= Stinson Hunter =

British vigilante

Stinson Hunter (born Kieren Ashby/ Parsons, 10 October 1981) is a British vigilante who is best known for being the subject of the documentary The Paedophile Hunter. The film investigating child sexual exploitation was named "Best Documentary on a Contemporary Theme" in the 42nd British Documentary Awards, which "celebrates documentaries from Britain and abroad that "have made a significant contribution to the genre."

The Guardian published an article referencing the film, and reporting the estimated 10 active paedophile hunting groups in the UK. "While the police are critical of such groups in public, they privately provide advice and support on how to conduct stings. 'The police are like us. They’re human beings,' a member of a group said. 'They have families, so they understand what we’re doing and why we’re doing it.'”

Hunter's personal challenges, such as past issues with alcohol, drugs, stalking and a prison term for arson have been reported in editorial newspapers as well as tabloid newspapers. In a 2013 sting he confronted Michael Parkes over allegations, Mr Parkes was subsequently arrested and freed by the police.

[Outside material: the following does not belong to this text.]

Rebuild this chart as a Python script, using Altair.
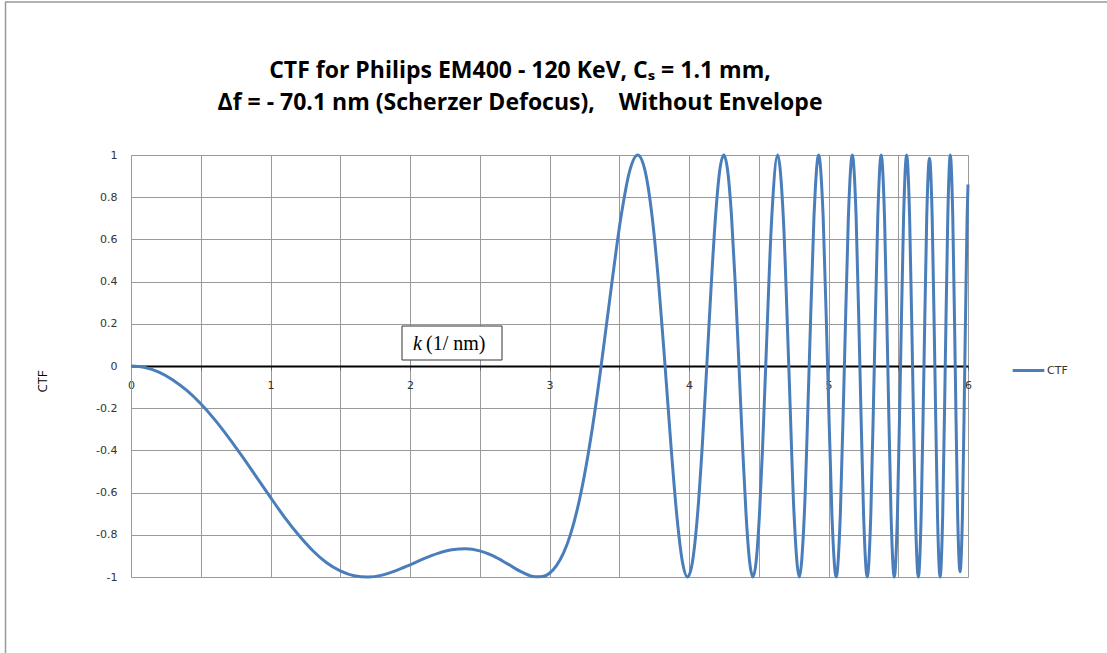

Due to the incident Mr Parkes took his own life.

In January 2025, Ashby was convicted of stalking a woman online.

He appeared at Hamilton Sheriff Court and admitted to conducting a stalking campaign that caused the Lanarkshire-based journalist fear and alarm in January 2023.
Ashby requested that his 500,000 followers harass and send hate filled posts to an unnamed Scottish journalist who he falsely accused of leaking personal information, publicly accusing her of backing paedophiles".

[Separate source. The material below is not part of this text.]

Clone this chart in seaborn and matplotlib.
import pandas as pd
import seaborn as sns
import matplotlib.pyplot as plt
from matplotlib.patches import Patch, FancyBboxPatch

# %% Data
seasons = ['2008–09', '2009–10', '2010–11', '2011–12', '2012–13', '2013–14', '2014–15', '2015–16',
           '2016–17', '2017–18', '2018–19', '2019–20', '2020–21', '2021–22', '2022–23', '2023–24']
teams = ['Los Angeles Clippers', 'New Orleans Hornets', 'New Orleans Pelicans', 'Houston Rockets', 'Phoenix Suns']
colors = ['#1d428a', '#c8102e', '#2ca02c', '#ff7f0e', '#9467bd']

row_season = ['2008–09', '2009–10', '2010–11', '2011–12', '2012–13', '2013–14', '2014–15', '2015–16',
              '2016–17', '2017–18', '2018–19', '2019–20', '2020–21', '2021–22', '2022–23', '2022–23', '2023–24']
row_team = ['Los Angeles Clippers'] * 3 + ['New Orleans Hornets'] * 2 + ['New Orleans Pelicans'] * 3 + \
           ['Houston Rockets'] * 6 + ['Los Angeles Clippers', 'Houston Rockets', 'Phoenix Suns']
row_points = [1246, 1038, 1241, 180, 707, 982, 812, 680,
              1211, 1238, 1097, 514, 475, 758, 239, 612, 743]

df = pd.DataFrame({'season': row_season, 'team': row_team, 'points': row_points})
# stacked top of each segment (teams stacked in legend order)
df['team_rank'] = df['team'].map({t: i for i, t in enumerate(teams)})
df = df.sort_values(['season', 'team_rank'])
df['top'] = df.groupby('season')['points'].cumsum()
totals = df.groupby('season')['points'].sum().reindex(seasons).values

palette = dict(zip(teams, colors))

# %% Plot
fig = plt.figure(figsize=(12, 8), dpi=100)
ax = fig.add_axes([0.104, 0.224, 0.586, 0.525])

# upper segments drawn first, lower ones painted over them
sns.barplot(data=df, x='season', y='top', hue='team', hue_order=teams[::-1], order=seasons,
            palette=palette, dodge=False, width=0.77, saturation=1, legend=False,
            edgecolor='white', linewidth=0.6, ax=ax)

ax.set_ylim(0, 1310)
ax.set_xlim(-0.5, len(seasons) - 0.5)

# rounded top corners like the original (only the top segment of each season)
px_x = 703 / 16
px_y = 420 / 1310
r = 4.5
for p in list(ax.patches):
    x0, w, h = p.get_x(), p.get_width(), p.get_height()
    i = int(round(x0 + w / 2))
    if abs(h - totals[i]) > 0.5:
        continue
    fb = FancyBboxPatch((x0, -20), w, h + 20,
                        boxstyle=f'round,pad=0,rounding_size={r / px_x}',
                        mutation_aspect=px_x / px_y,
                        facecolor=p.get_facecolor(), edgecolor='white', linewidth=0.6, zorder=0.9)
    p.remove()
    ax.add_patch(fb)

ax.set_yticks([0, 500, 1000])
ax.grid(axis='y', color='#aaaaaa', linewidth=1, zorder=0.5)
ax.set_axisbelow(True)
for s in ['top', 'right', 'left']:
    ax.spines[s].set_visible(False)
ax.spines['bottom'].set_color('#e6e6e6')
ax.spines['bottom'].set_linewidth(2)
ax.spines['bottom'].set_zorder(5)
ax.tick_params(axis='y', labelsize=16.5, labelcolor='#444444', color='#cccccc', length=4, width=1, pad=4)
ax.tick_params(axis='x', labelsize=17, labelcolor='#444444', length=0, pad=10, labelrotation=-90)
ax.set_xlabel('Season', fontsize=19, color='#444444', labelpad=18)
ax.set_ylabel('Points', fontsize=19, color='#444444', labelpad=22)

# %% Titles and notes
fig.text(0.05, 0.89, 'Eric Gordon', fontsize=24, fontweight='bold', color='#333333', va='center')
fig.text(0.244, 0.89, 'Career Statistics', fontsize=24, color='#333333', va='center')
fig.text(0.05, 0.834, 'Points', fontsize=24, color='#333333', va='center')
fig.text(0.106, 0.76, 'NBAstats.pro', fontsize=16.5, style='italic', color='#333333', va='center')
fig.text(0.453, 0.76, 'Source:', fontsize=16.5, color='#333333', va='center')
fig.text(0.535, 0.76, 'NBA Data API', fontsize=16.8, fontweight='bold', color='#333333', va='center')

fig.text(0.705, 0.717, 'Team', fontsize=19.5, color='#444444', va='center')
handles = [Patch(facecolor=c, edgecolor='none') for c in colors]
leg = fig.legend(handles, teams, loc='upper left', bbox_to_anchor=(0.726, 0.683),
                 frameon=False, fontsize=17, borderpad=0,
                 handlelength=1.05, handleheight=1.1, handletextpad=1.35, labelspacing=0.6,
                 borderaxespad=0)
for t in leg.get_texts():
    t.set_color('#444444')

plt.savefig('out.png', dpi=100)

He was placed under social work supervision for 12 months and said he must attend mental health services as directed.
He was confined to his home between 7pm and 7am each day under an eight-month electronic tagging order.
The sheriff also imposed a non-harassment order, banning Ashby from any contact with the journalist for five years.

The paedophile hunter has not undertaken any recent sting operations with no further updates on any cases.